Par le passé, notre problème était que certaines forces œuvraient contre le gouvernement, contre l’Etat et contre l’indépendance du pays en s’attaquant à la souveraineté de l’Azerbaïdjan – par des actes criminels et d’autres types d’agissements. Cela, nous ne pouvons nous le permettre. Notre pays connaît un nombre considérable de problèmes: il y a l’occupation; il y a les réfugiés. Nous devons travailler à la consolidation de la démocratie. Tous les Azéris doivent unir leurs efforts en vue de renforcer notre indépendance, de mettre fin au conflit entre l’Arménie et l’Azerbaïdjan, et de libérer notre pays.

Au cours du premier discours que j’ai prononcé à la suite de mon élection, je disais que je serais le Président de tous les Azéris – et c’est ce que je suis. J’entends poursuivre la politique visant à mettre un terme à la tragique histoire du passé, mais il est très difficile d’y parvenir seul. Toutes les forces politiques doivent prendre une part active à cet effort. Les mesures que j’ai prises en vue de gracier les prisonniers se situent dans le droit-fil de cette politique et je compte poursuivre dans cette voie.

Pour ce qui est de la question posée par M. Rustamyan, je tiens à clarifier un point important – que j’ai d’ailleurs évoqué à plusieurs reprises lorsque j’étais membre de l’Assemblée parlementaire du Conseil de l’Europe. On a parfois l’impression que l’Arménie souhaite coopérer avec l’Azerbaïdjan, mais que ce dernier s’y refuse. C’est peut-être vrai, mais il y a à cela de bonnes raisons. Le territoire de l’Azerbaïdjan est occupé et, bien entendu, il ne saurait être question de coopérer avec l’occupant. Imaginez un instant que votre pays soit occupé et que l’occupant vous invite à coopérer! Cela ne peut fonctionner; la proposition manque de sérieux. L’Azerbaïdjan ne coopérera pas avec l’Arménie tant que le conflit du Haut-Karabakh ne sera pas résolu. Si l’Arménie veut coopérer dans la région, elle est libre de le faire. Nous, nous mettrons en œuvre notre propre politique. Mais la coopération régionale est impossible sans la participation de l’Azerbaïdjan.

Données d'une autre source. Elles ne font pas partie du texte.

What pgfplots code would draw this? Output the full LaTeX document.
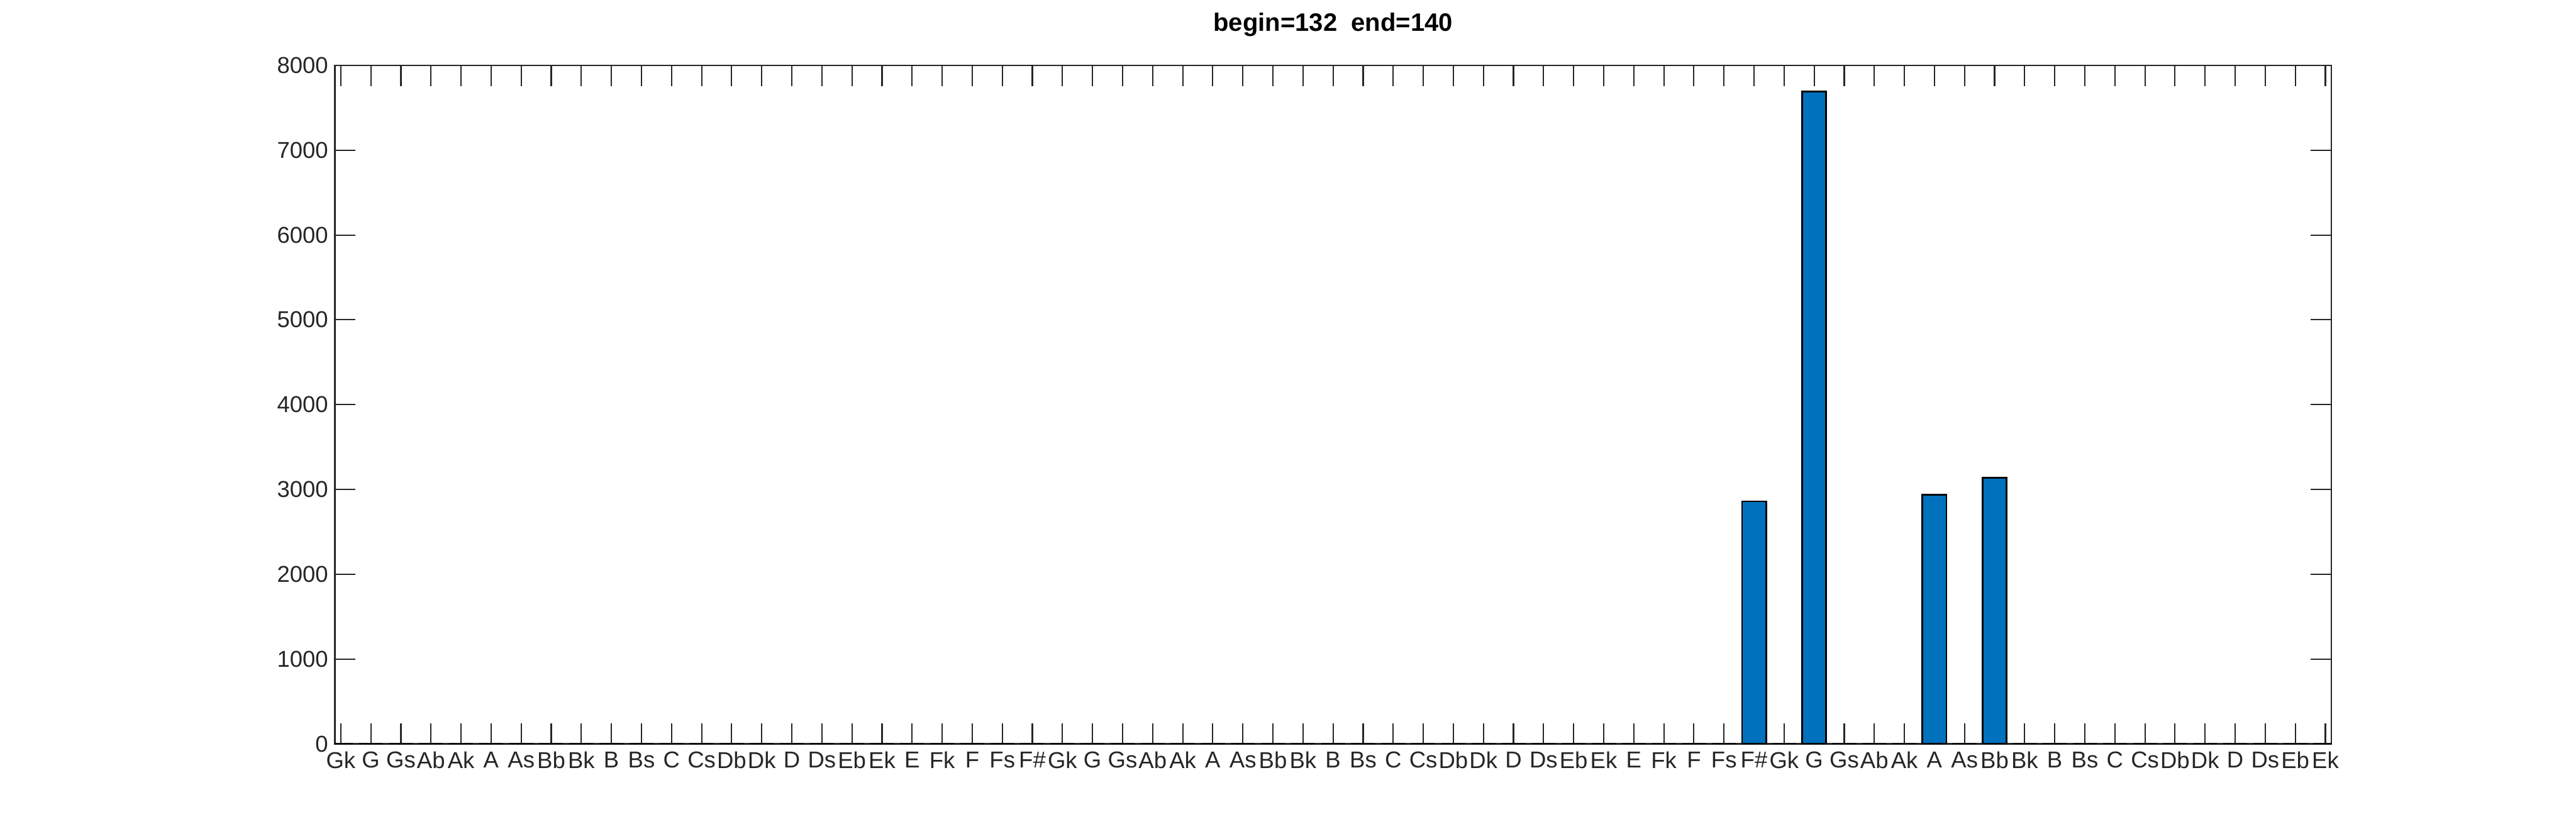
\documentclass[border=0pt]{standalone}
\usepackage{fontspec}
\setmainfont{Liberation Sans}
\usepackage{pgfplots}
\pgfplotsset{compat=1.18}
\definecolor{mblue}{RGB}{0,114,189}
\definecolor{mgray}{RGB}{38,38,38}
\begin{document}
\begin{tikzpicture}
\useasboundingbox (0,0) rectangle (583.3pt,189.2pt);
\begin{axis}[
  at={(75.8pt,20.8pt)}, anchor=south west,
  scale only axis, width=452.1pt, height=153.6pt,
  xmin=0.8, xmax=67.2, ymin=0, ymax=8000,
  ybar, bar width=0.8, bar shift=0pt,
  xtick={1,...,67},
  xticklabels={Gk,G,Gs,Ab,Ak,A,As,Bb,Bk,B,Bs,C,Cs,Db,Dk,D,Ds,Eb,Ek,E,Fk,F,Fs,F\#,Gk,G,Gs,Ab,Ak,A,As,Bb,Bk,B,Bs,C,Cs,Db,Dk,D,Ds,Eb,Ek,E,Fk,F,Fs,F\#,Gk,G,Gs,Ab,Ak,A,As,Bb,Bk,B,Bs,C,Cs,Db,Dk,D,Ds,Eb,Ek},
  ytick={0,1000,...,8000},
  tick align=inside, tick pos=both,
  xticklabel pos=lower, yticklabel pos=left,
  major tick length=4.7pt,
  axis line style={mgray, line width=0.35pt},
  tick style={mgray, line width=0.3pt},
  scaled y ticks=false,
  /pgf/number format/assume math mode=true,
  yticklabel={\pgfmathprintnumber[fixed,precision=0,1000 sep={}]{\tick}},
  ticklabel style={font=\fontsize{5.2}{6}\selectfont, text=mgray},
  xticklabel style={inner sep=1pt, yshift=-0.6pt},
  yticklabel style={inner sep=1pt, xshift=-0.3pt},
  title={begin=132\ \ end=140},
  title style={font=\bfseries\fontsize{5.7}{6.5}\selectfont, at={(0.5,1)}, anchor=south, yshift=-1.6pt, inner sep=2pt},
]
\addplot[fill=mblue, draw=black, line width=0.4pt] coordinates {
(1,0) (2,0) (3,0) (4,0) (5,0) (6,0) (7,0) (8,0) (9,0) (10,0)
(11,0) (12,0) (13,0) (14,0) (15,0) (16,0) (17,0) (18,0) (19,0) (20,0)
(21,0) (22,0) (23,0) (24,0) (25,0) (26,0) (27,0) (28,0) (29,0) (30,0)
(31,0) (32,0) (33,0) (34,0) (35,0) (36,0) (37,0) (38,0) (39,0) (40,0)
(41,0) (42,0) (43,0) (44,0) (45,0) (46,0) (47,0) (48,2860) (49,0) (50,7690)
(51,0) (52,0) (53,0) (54,2940) (55,0) (56,3140) (57,0) (58,0) (59,0) (60,0)
(61,0) (62,0) (63,0) (64,0) (65,0) (66,0) (67,0)
};
\end{axis}
\end{tikzpicture}
\end{document}
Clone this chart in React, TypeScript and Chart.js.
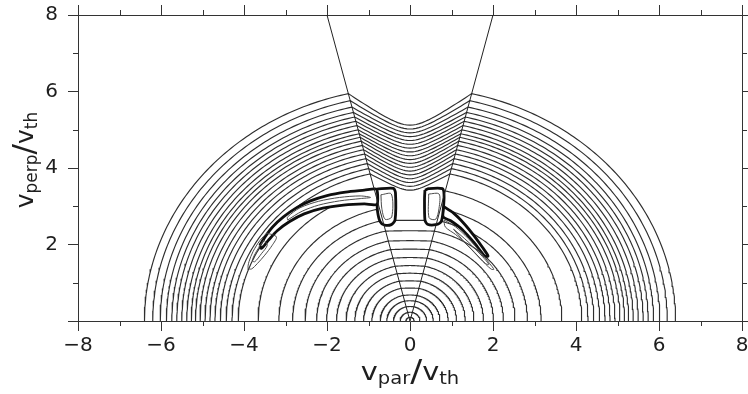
import { useEffect, useRef } from 'react';
import { Chart, registerables } from 'chart.js';

Chart.register(...registerables);

// Contour levels: where each contour meets the v_par axis (|v_par|/v_th)
const CONTOUR_RADII = [
  6.40, 6.20, 6.02, 5.87, 5.74, 5.62, 5.50, 5.38, 5.27, 5.17, 5.06, 4.94,
  4.82, 4.70, 4.57, 4.43, 4.29, 4.14, 3.66, 3.16, 2.83, 2.53, 2.25, 2.01,
  1.77, 1.54, 1.33, 1.12, 0.92, 0.72, 0.56, 0.40, 0.24, 0.10,
];
// Height of each contour on the v_perp axis (v_par = 0); null = contour stops at the cone
const CONTOUR_APEX = [
  5.12, 5.02, 4.92, 4.82, 4.72, 4.62, 4.52, 4.42, 4.32, 4.22, 4.12, 4.02,
  3.92, 3.82, 3.72, 3.62, 3.52, 3.42, null, null, 2.63, 2.36, 2.10, 1.88,
  1.66, 1.45, 1.25, 1.05, 0.86, 0.68, 0.53, 0.38, 0.23, 0.095,
];
// Perpendicular/parallel flattening of the contours
const ANISOTROPY = 0.955;
// Cone boundary: v_par = ±v_perp * CONE_SLOPE
const CONE_SLOPE = 0.25;
const CONE_EDGES = [
  [[0, 0], [-2, 8]],
  [[0, 0], [2, 8]],
];

// Thick-edged resonant features (v_par, v_perp)
const LEFT_BAND = [
  [-3.62, 1.98], [-3.48, 2.22], [-3.30, 2.47], [-3.05, 2.72], [-2.75, 2.95],
  [-2.40, 3.14], [-2.00, 3.28], [-1.55, 3.37], [-1.10, 3.42], [-0.82, 3.45],
  [-0.78, 3.30], [-0.80, 3.05], [-1.10, 3.06], [-1.60, 3.03], [-2.10, 2.95],
  [-2.55, 2.80], [-2.90, 2.60], [-3.20, 2.36], [-3.42, 2.10], [-3.58, 1.90],
  [-3.62, 1.98],
];
const LEFT_BOX = [
  [-0.80, 3.45], [-0.40, 3.47], [-0.35, 3.35], [-0.36, 2.64], [-0.45, 2.52],
  [-0.62, 2.51], [-0.72, 2.60], [-0.78, 2.85], [-0.80, 3.20], [-0.80, 3.45],
];
const RIGHT_BOX = [
  [0.36, 3.42], [0.45, 3.46], [0.78, 3.46], [0.82, 3.30], [0.80, 2.90],
  [0.75, 2.60], [0.62, 2.52], [0.42, 2.53], [0.36, 2.64], [0.35, 3.20],
  [0.36, 3.42],
];
const RIGHT_BAND = [
  [0.80, 3.00], [1.05, 2.82], [1.30, 2.55], [1.55, 2.22], [1.75, 1.92],
  [1.88, 1.70], [1.80, 1.70], [1.55, 2.04], [1.27, 2.38], [0.98, 2.62],
  [0.80, 2.72], [0.80, 3.00],
];
// Thin inner contours of the features
const LEFT_TAIL_OUTER = [
  [-3.45, 2.30], [-3.62, 2.10], [-3.78, 1.82], [-3.88, 1.55], [-3.90, 1.38],
  [-3.82, 1.36], [-3.68, 1.50], [-3.50, 1.72], [-3.32, 1.98], [-3.22, 2.20],
  [-3.45, 2.30],
];
const LEFT_TAIL_INNER = [
  [-3.52, 2.12], [-3.70, 1.82], [-3.80, 1.58], [-3.74, 1.55], [-3.58, 1.76],
  [-3.44, 1.98], [-3.52, 2.12],
];
const LEFT_BAND_LOOP = [
  [-2.95, 2.64], [-2.60, 2.87], [-2.20, 3.03], [-1.70, 3.14], [-1.20, 3.20],
  [-0.95, 3.23], [-1.20, 3.27], [-1.70, 3.23], [-2.20, 3.13], [-2.65, 2.96],
  [-2.95, 2.72], [-2.95, 2.64],
];
const LEFT_BOX_LOOP = [
  [-0.70, 3.30], [-0.45, 3.32], [-0.44, 2.72], [-0.60, 2.66], [-0.68, 2.95],
  [-0.70, 3.30],
];
const RIGHT_BOX_LOOP = [
  [0.45, 3.32], [0.70, 3.32], [0.70, 2.95], [0.62, 2.66], [0.46, 2.70],
  [0.45, 3.32],
];
const RIGHT_LOOP_OUTER = [
  [0.82, 2.64], [1.10, 2.46], [1.40, 2.16], [1.70, 1.80], [1.92, 1.50],
  [2.02, 1.35], [1.95, 1.36], [1.70, 1.62], [1.40, 1.96], [1.10, 2.26],
  [0.85, 2.46], [0.82, 2.64],
];
const RIGHT_LOOP_INNER = [
  [1.05, 2.40], [1.40, 2.07], [1.75, 1.68], [1.90, 1.48], [1.82, 1.50],
  [1.55, 1.80], [1.25, 2.14], [1.05, 2.40],
];

const X_MINOR = [-7, -5, -3, -1, 1, 3, 5, 7];
const Y_MINOR = [1, 3, 5, 7];

const LINE = '#2e2e2e';
const EDGE = '#0e0e0e';
const FONT = '"DejaVu Sans", "Liberation Sans", sans-serif';

type Pt = { x: number; y: number };

// One contour: flattened semicircle outside the cone, dipped curve inside it
function contourPieces(r: number, apex: number | null): Pt[][] {
  const yc = r / Math.sqrt(CONE_SLOPE * CONE_SLOPE + 1 / (ANISOTROPY * ANISOTROPY));
  const xc = yc * CONE_SLOPE;
  const thc = Math.acos(xc / r);
  const n = 90;
  const right: Pt[] = [];
  for (let i = 0; i <= n; i++) {
    const t = (thc * i) / n;
    right.push({ x: r * Math.cos(t), y: ANISOTROPY * r * Math.sin(t) });
  }
  const left = right.map((p) => ({ x: -p.x, y: p.y })).reverse();
  if (apex === null) return [right, left];
  const mid: Pt[] = [];
  const e = 0.3;
  const norm = Math.sqrt(1 + e * e) - e;
  const m = 40;
  for (let j = 1; j < m; j++) {
    const x = xc - (2 * xc * j) / m;
    const u = Math.abs(x) / xc;
    const g = (Math.sqrt(u * u + e * e) - e) / norm;
    mid.push({ x, y: apex + (yc - apex) * g });
  }
  return [[...right, ...mid, ...left]];
}

const toPts = (arr: number[][]): Pt[] => arr.map(([x, y]) => ({ x, y }));

function buildDatasets() {
  const sets: any[] = [];
  CONTOUR_RADII.forEach((r, i) => {
    contourPieces(r, CONTOUR_APEX[i]).forEach((pts) => {
      sets.push({
        data: pts, showLine: true, pointRadius: 0, borderColor: LINE,
        borderWidth: 1.15, tension: 0, fill: false, order: 4,
      });
    });
  });
  const thick = [LEFT_BAND, LEFT_BOX, RIGHT_BOX, RIGHT_BAND];
  thick.forEach((shape) => {
    sets.push({
      data: toPts(shape), showLine: true, pointRadius: 0, borderColor: EDGE,
      borderWidth: 2.8, tension: 0.25, fill: 'shape', backgroundColor: '#ffffff',
      order: 3,
    });
  });
  const thin = [LEFT_TAIL_OUTER, LEFT_TAIL_INNER, LEFT_BAND_LOOP, LEFT_BOX_LOOP,
    RIGHT_BOX_LOOP, RIGHT_LOOP_OUTER, RIGHT_LOOP_INNER];
  thin.forEach((shape) => {
    sets.push({
      data: toPts(shape), showLine: true, pointRadius: 0, borderColor: '#4a4a4a',
      borderWidth: 1, tension: 0.3, fill: false, order: 2,
    });
  });
  CONE_EDGES.forEach((seg) => {
    sets.push({
      data: toPts(seg), showLine: true, pointRadius: 0, borderColor: '#222',
      borderWidth: 1, tension: 0, fill: false, order: 1,
    });
  });
  return sets;
}

// Axis title with subscripts: [text, size, baseline shift]
type Part = [string, number, number];
function drawParts(ctx: CanvasRenderingContext2D, parts: Part[]) {
  let total = 0;
  const widths = parts.map(([t, s]) => {
    ctx.font = `${s}px ${FONT}`;
    const w = ctx.measureText(t).width;
    total += w;
    return w;
  });
  let x = -total / 2;
  parts.forEach(([t, s, dy], i) => {
    ctx.font = `${s}px ${FONT}`;
    ctx.fillText(t, x, dy);
    x += widths[i];
  });
}

const X_TITLE: Part[] = [['v', 25, 0], ['par', 17, 4], ['/', 31, 1], ['v', 25, 0], ['th', 17, 4]];
const Y_TITLE: Part[] = [['v', 25, 0], ['perp', 17, 4], ['/', 31, 1], ['v', 25, 0], ['th', 17, 4]];

const decorations = {
  id: 'decorations',
  afterDraw(chart: any) {
    const { ctx, chartArea: a, scales } = chart;
    ctx.save();
    ctx.strokeStyle = '#333';
    ctx.lineWidth = 1;
    ctx.beginPath();
    X_MINOR.forEach((v) => {
      const px = Math.round(scales.x.getPixelForValue(v)) + 0.5;
      ctx.moveTo(px, a.bottom); ctx.lineTo(px, a.bottom + 5);
      ctx.moveTo(px, a.top); ctx.lineTo(px, a.top - 5);
    });
    Y_MINOR.forEach((v) => {
      const py = Math.round(scales.y.getPixelForValue(v)) + 0.5;
      ctx.moveTo(a.left, py); ctx.lineTo(a.left - 5, py);
      ctx.moveTo(a.right, py); ctx.lineTo(a.right + 5, py);
    });
    ctx.stroke();

    ctx.fillStyle = '#1e1e1e';
    ctx.textBaseline = 'alphabetic';
    ctx.textAlign = 'left';
    ctx.save();
    ctx.translate((a.left + a.right) / 2, 380);
    ctx.scale(1.15, 1);
    drawParts(ctx, X_TITLE);
    ctx.restore();

    ctx.save();
    ctx.translate(33, 160);
    ctx.rotate(-Math.PI / 2);
    drawParts(ctx, Y_TITLE);
    ctx.restore();
    ctx.restore();
  },
};

const axisGrid = {
  display: true, drawOnChartArea: false, drawTicks: true, tickLength: 10,
  color: '#333', lineWidth: 1,
};
const axisBorder = { display: true, color: '#333', width: 1 };

export default function App() {
  const ref = useRef<HTMLCanvasElement>(null);
  useEffect(() => {
    if (!ref.current) return;
    const chart = new Chart(ref.current, {
      type: 'scatter',
      data: { datasets: buildDatasets() },
      plugins: [decorations],
      options: {
        responsive: false,
        animation: false,
        devicePixelRatio: 1,
        layout: { padding: 0 },
        plugins: { legend: { display: false }, tooltip: { enabled: false } },
        scales: {
          x: {
            type: 'linear', position: 'bottom', min: -8, max: 8,
            grid: axisGrid, border: axisBorder,
            ticks: {
              stepSize: 2, padding: 3, color: '#1e1e1e', maxRotation: 0,
              font: { family: FONT, size: 20 },
              callback: (v: any) => (v < 0 ? '\u2212' + -v : String(v)),
            },
            afterFit: (s: any) => { s.height = 73; s.paddingLeft = 0; s.paddingRight = 0; },
          },
          x2: {
            type: 'linear', position: 'top', min: -8, max: 8,
            grid: axisGrid, border: axisBorder,
            ticks: { stepSize: 2, display: false },
            afterFit: (s: any) => { s.height = 15; s.paddingLeft = 0; s.paddingRight = 0; },
          },
          y: {
            type: 'linear', position: 'left', min: 0, max: 8,
            grid: axisGrid, border: axisBorder,
            ticks: {
              stepSize: 2, padding: 10, color: '#1e1e1e',
              font: { family: FONT, size: 20 },
              callback: (v: any) => (v === 0 ? '' : String(v)),
            },
            afterFit: (s: any) => { s.width = 78; s.paddingTop = 0; s.paddingBottom = 0; },
          },
          y2: {
            type: 'linear', position: 'right', min: 0, max: 8,
            grid: axisGrid, border: axisBorder,
            ticks: { stepSize: 2, display: false },
            afterFit: (s: any) => { s.width = 6; s.paddingTop = 0; s.paddingBottom = 0; },
          },
        },
      } as any,
    });
    return () => chart.destroy();
  }, []);
  return (
    <div style={{ position: 'fixed', left: 0, top: 0, width: 748, height: 394, background: '#fff' }}>
      <canvas ref={ref} width={748} height={394} style={{ display: 'block' }} />
    </div>
  );
}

Qu’est-ce que l’Arménie a gagné avec cette occupation? La population a-t-elle vu son niveau de vie augmenter? L’Arménie est-elle devenue plus puissante économiquement et politiquement? A-t-elle amélioré son image? Je lui laisse le soin de répondre à ces questions… L’occupation de territoires appartenant à un autre pays ne contribue certainement pas à donner de soi une image positive. La coopération régionale avec l’Arménie n’est pas possible. Une nouvelle fois, je souligne que telle est la position officielle de notre pays et qu’il n’en changera pas tant que les forces arméniennes ne se seront pas retirées de son territoire.

LE PRÉSIDENT (traduction)

Monsieur le Président, au nom de l’Assemblée, je vous remercie de votre visite, de votre discours ainsi que des réponses que vous avez faites aux questions des parlementaires. Nous vous souhaitons plein succès à vous-même et à votre pays.